Politicians and economists have for years now worried about dwindling productivity growth – the failure of economies in recent years to keep producing ever more valuable output with the same quantity of inputs. Nearly all economists think we need more productivity growth if we’re to restore steady economic growth. In the U.K., the opposition Labour Party has just gone so far as to propose setting an explicit 3 percent productivity growth target for the Bank of England.
But are we right to place such store by ever-increasing economic growth?

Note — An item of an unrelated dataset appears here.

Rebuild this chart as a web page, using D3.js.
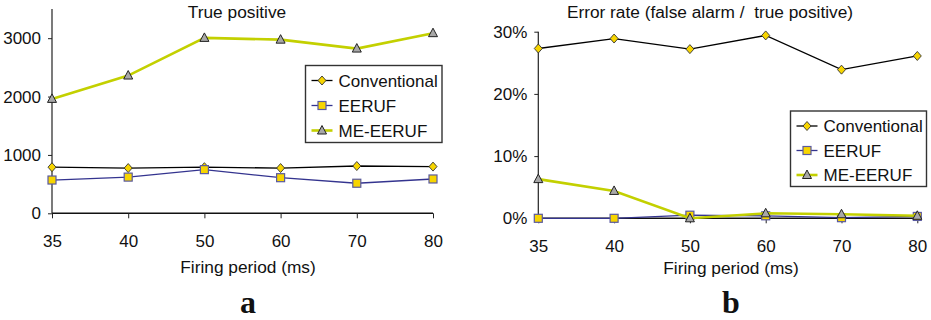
<!DOCTYPE html>
<html>
<head>
<meta charset="utf-8">
<script src="https://cdn.jsdelivr.net/npm/d3@7"></script>
<style>
  body { margin: 0; background: #fff; }
  svg text { font-family: "Liberation Sans", Arial, sans-serif; fill: #111; white-space: pre; }
</style>
</head>
<body>
<div id="chart"></div>
<script>
// firing period categories (ms)
var periods = ["35", "40", "50", "60", "70", "80"];
var seriesNames = ["Conventional", "EERUF", "ME-EERUF"];

// panel a: true positive counts
var tpConventional = [790, 775, 790, 775, 810, 800];
var tpEERUF = [570, 620, 748, 610, 515, 588];
var tpMEEERUF = [1960, 2360, 3005, 2975, 2822, 3086];
var tpTicks = [0, 1000, 2000, 3000];

// panel b: error rate (false alarm / true positive)
var erConventional = [0.273, 0.289, 0.272, 0.294, 0.239, 0.261];
var erEERUF = [0.000, 0.000, 0.005, 0.004, 0.001, 0.003];
var erMEEERUF = [0.063, 0.044, 0.000, 0.008, 0.0065, 0.004];
var erTicks = [0, 0.1, 0.2, 0.3];

var styles = {
  "Conventional": {line: "#000", width: 1.3, shape: "diamond", fill: "#f7d500", stroke: "#333"},
  "EERUF": {line: "#34348f", width: 1.3, shape: "square", fill: "#f7d500", stroke: "#5a5aa0"},
  "ME-EERUF": {line: "#c3d000", width: 2.6, shape: "triangle", fill: "#a8a8a8", stroke: "#222"}
};

var svg = d3.select("#chart").append("svg")
  .attr("width", 931)
  .attr("height", 320);

function marker(g, shape, fill, stroke) {
  if (shape == "diamond") {
    g.append("path").attr("d", "M0,-4.5L4,0L0,4.5L-4,0Z")
      .attr("fill", fill).attr("stroke", stroke).attr("stroke-width", 0.9);
  } else if (shape == "square") {
    g.append("rect").attr("x", -4).attr("y", -4).attr("width", 8).attr("height", 8)
      .attr("fill", fill).attr("stroke", stroke).attr("stroke-width", 1.2);
  } else {
    g.append("path").attr("d", "M0,-5L4.5,3.5L-4.5,3.5Z")
      .attr("fill", fill).attr("stroke", stroke).attr("stroke-width", 1);
  }
}

function drawPanel(opt) {
  var x = d3.scalePoint().domain(periods).range([opt.left, opt.right]);
  var y = d3.scaleLinear().domain(opt.domain).range([opt.bottom, opt.top]);
  var g = svg.append("g");

  // y axis
  var ya = g.append("g")
    .attr("transform", "translate(" + opt.left + ",0)")
    .call(d3.axisLeft(y).tickValues(opt.ticks).tickFormat(opt.fmt).tickSize(4).tickPadding(7));
  ya.select(".domain").attr("d", "M0," + opt.bottom + "V" + opt.top).attr("stroke", "#222").attr("stroke-width", 1.2);
  ya.selectAll(".tick line").attr("stroke", "#222");
  ya.selectAll(".tick text").style("font-size", "17px").attr("fill", "#111");

  // x axis
  var xa = g.append("g")
    .attr("transform", "translate(0," + opt.bottom + ")")
    .call(d3.axisBottom(x).tickSize(5).tickPadding(17));
  xa.select(".domain").attr("d", "M" + opt.left + ",0H" + opt.right).attr("stroke", "#111").attr("stroke-width", 1.4);
  xa.selectAll(".tick line").attr("stroke", "#222");
  xa.selectAll(".tick text").style("font-size", "17px").attr("fill", "#111");

  // titles
  g.append("text").attr("x", opt.titleX).attr("y", 18).attr("text-anchor", "middle")
    .style("font-size", "17.3px").text(opt.title);
  g.append("text").attr("x", opt.labelX).attr("y", opt.xTitleY).attr("text-anchor", "middle")
    .style("font-size", "17.3px").text("Firing period (ms)");
  g.append("text").attr("x", opt.labelX).attr("y", 313).attr("text-anchor", "middle")
    .style("font-family", "'Liberation Serif', serif").style("font-weight", "bold")
    .style("font-size", "32px").text(opt.letter);

  // lines and markers
  opt.series.forEach(function(vals, i) {
    var st = styles[seriesNames[i]];
    var line = d3.line()
      .x(function(d, j) { return x(periods[j]); })
      .y(function(d) { return y(d); });
    g.append("path").datum(vals).attr("d", line)
      .attr("fill", "none").attr("stroke", st.line).attr("stroke-width", st.width);
    vals.forEach(function(v, j) {
      var m = g.append("g").attr("transform", "translate(" + x(periods[j]) + "," + y(v) + ")");
      marker(m, st.shape, st.fill, st.stroke);
    });
  });

  // legend
  var lg = g.append("g").attr("transform", "translate(" + opt.legX + "," + opt.legY + ")");
  lg.append("rect").attr("x", 0).attr("y", 0).attr("width", opt.legW).attr("height", opt.legH)
    .attr("fill", "#fff").attr("stroke", "#333").attr("stroke-width", 1.4);
  seriesNames.forEach(function(name, i) {
    var st = styles[name];
    var cy = opt.legRow0 + i * opt.legStep;
    lg.append("line").attr("x1", 6).attr("x2", 6 + opt.sampleW).attr("y1", cy).attr("y2", cy)
      .attr("stroke", st.line).attr("stroke-width", st.width);
    var m = lg.append("g").attr("transform", "translate(" + (6 + opt.sampleW / 2) + "," + cy + ")");
    marker(m, st.shape, st.fill, st.stroke);
    lg.append("text").attr("x", opt.sampleW + 12).attr("y", cy).attr("dy", "0.36em")
      .style("font-size", "17px").text(name);
  });
}

drawPanel({
  left: 52, right: 433, top: 9, bottom: 213.3,
  domain: [0, 3500], ticks: tpTicks, fmt: d3.format("d"),
  title: "True positive", titleX: 237, labelX: 248, xTitleY: 273, letter: "a",
  series: [tpConventional, tpEERUF, tpMEEERUF],
  legX: 305.5, legY: 65.5, legW: 136.5, legH: 77, legRow0: 15, legStep: 25, sampleW: 21
});

drawPanel({
  left: 538.3, right: 917.3, top: 31.7, bottom: 218.3,
  domain: [0, 0.3], ticks: erTicks, fmt: d3.format(".0%"),
  title: "Error rate (false alarm /  true positive)", titleX: 710, labelX: 731, xTitleY: 274, letter: "b",
  series: [erConventional, erEERUF, erMEEERUF],
  legX: 790.5, legY: 111, legW: 136, legH: 75.5, legRow0: 15, legStep: 24.5, sampleW: 21
});
</script>
</body>
</html>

Alongside its obvious benefits, growth has brought a raft of increasingly serious environmental problems, from rapidly declining insect and bird populations, to plastics pollution and climate change. Since 1980, growth has also driven a vast increase in wealth inequality, stirring political instability. Modern economics sees growth as a necessity, but some researchers are wondering if we might actually do better with less growth, or even no growth. Managing it will require some creative thinking.
Economists widely acknowledge that growth is a terrible indicator of beneficial economic activity. It goes up if we have more traffic jams that waste gasoline, or more pollution that needs cleaning up. It says nothing about social well-being, or inequality.

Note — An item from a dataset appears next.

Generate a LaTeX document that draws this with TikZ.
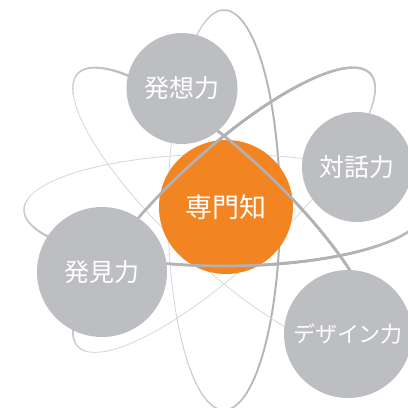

Some economists have proposed better measures, such as the Genuine Progress Indicator, which includes a number of social and environmental factors. It gives a rather different picture of the benefits of growth. For the U.S., for example, GPI data indicates that economic growth made the nation better off up to around 1970, but further gains have been offset since then by worsening social conditions and the depletion of natural resources.
A new study has extended these results on a state-by-state basis, with some surprises. Alaska has the highest Genuine Progress Indicator per capita, while Wyoming comes dead last. Seven states actually have negative GPIs, meaning that economic activity in these states actually costs more than it achieves. The distinguished states are Arizona, Arkansas, Louisiana, Mississippi, North Dakota, West Virginia and Wyoming, all hosting big energy extraction industries.
Given this mixed picture, why do economists almost universally support policies pushing for growth? Of course, one of the big arguments for growth (and productivity growth) is that it’s the best way to move people out of poverty. But it’s a stretch to say we know this is true in the long run, given the limitations on today’s economic models which ignore costs such as inequality, social exclusion, environmental problems or resource depletion.